The steel-copper-plastic material with layered structure, composed of low carbon steel, copper powder and polyoxymethylene (POM) or modified POM, is one kind of oil-less self-lubrication composites. It has high loading capacity besides its self-lubrication. The steel provides the composite high strength and loading capacity, the middle-layer of copper powder supplies the effects of rapid heat transfer ability and holding the polymeric surface layer which acts as solid lubrication. This kind of composites conquers the low strength of pure plastics, and has some typical performances, for example, excellent heat exchange, small linear expansion coefficient and high anti-abrasion. It still retains the self-lubrication of plastics. Therefore, it has been used widely to produce self-lubrication bearings.In this thesis, the friction and wear behaviors of the composite with the surface layer of pure POM or POM filled by nano-MoS₂ particles were firstly investigated via the end-face tribometer.
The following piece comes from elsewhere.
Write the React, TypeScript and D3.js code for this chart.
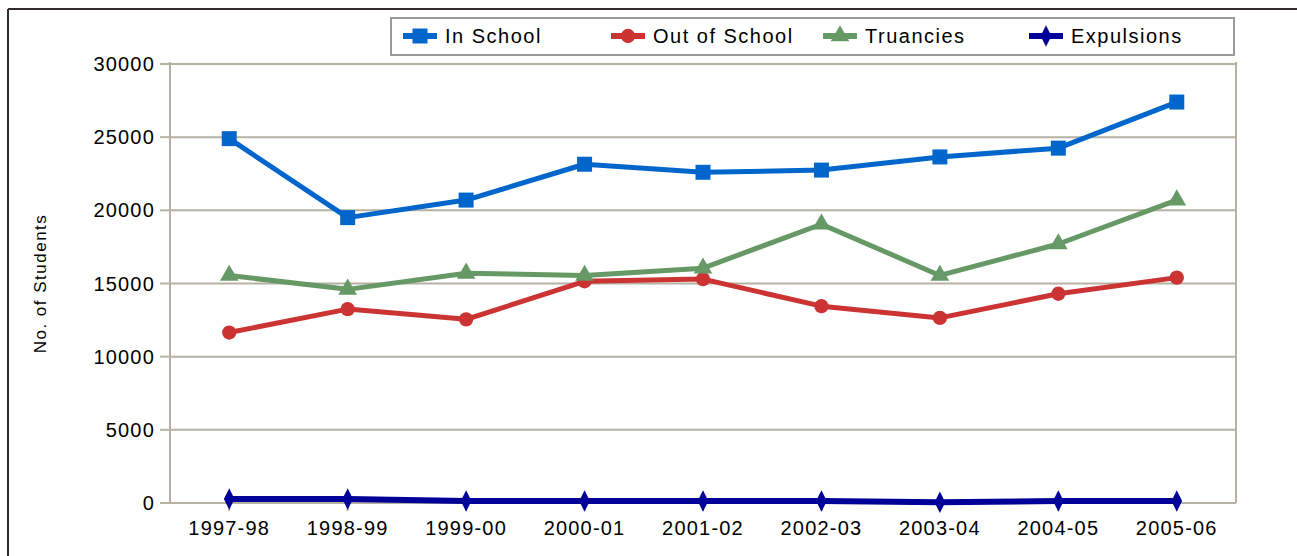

It was found that the wear resistance and friction reduction of POM filled with nano-MoS₂ particles were higher those of pure POM. Secondly, a three-dimensional transient-state mathematical model described the heat transfer behavior which was resulted from the friction on the rubbing surface of the composites was established based on the heat transfer theory, tribological principle and finite element method. At last, it was studied that the finite element model of the composites by means of ANSYS software and the temperature fields on the rubbing surface under end-face conditions. The temperature distributions on the surface layer were studied in case of different polymer composites, and the simulation results were compared with the experimental results as well. The results showed the heat conductivity of POM filled by nano-MoS₂ particles was higher that that of POM. In the end, it was obtained that the temperature distribution curves based on different heat fluxes calculated by different methods, and found that the simulation results via the reverse-reduce method was the most close to experimental values. On the other hand, the results gained by the classical contacting heat flux distribution coefficient methods were far away the experiment data.